## WORK TO BE COMPLETED:
Will you quote precisely the lines that run from the top of the material below to the line containing "import plotly.graph_objects as go", both ends included?

## Entries with chart source code:
^^^^^^^^

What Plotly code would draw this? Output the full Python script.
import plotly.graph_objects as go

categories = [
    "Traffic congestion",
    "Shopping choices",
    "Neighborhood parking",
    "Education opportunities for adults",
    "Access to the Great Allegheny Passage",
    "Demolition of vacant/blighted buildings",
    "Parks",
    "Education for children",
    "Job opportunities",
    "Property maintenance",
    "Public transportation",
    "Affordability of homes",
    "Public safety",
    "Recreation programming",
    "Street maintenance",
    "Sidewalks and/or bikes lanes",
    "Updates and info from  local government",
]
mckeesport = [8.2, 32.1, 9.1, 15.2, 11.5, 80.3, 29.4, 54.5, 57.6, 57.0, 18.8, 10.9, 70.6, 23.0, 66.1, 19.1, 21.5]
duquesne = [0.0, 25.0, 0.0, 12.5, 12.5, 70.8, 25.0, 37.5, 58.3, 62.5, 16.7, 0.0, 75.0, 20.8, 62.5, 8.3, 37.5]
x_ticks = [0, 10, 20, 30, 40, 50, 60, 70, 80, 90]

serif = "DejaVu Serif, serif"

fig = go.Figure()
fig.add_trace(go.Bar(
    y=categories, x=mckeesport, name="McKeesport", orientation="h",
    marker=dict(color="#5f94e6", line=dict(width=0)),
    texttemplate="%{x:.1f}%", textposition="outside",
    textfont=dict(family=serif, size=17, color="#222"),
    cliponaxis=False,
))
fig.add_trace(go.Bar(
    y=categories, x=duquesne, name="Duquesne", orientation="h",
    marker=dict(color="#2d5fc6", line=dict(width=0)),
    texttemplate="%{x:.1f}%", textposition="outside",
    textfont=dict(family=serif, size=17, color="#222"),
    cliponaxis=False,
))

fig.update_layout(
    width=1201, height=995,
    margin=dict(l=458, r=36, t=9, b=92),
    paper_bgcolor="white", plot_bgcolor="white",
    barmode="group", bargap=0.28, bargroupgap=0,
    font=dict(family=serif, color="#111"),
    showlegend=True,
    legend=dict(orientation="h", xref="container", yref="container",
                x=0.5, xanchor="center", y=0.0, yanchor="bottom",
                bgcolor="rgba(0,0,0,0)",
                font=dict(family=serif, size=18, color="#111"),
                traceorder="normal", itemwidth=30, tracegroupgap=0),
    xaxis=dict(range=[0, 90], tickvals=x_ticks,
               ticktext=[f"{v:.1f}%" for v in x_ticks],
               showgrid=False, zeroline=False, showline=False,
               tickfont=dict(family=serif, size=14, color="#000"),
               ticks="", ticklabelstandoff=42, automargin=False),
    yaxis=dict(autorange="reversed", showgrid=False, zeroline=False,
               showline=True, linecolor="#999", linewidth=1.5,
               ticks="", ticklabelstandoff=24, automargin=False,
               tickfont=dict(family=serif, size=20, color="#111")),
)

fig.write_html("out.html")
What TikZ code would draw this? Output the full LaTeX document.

^^^^^^^^

## ANSWER TO THE EXERCISE:
What Plotly code would draw this? Output the full Python script.
import plotly.graph_objects as go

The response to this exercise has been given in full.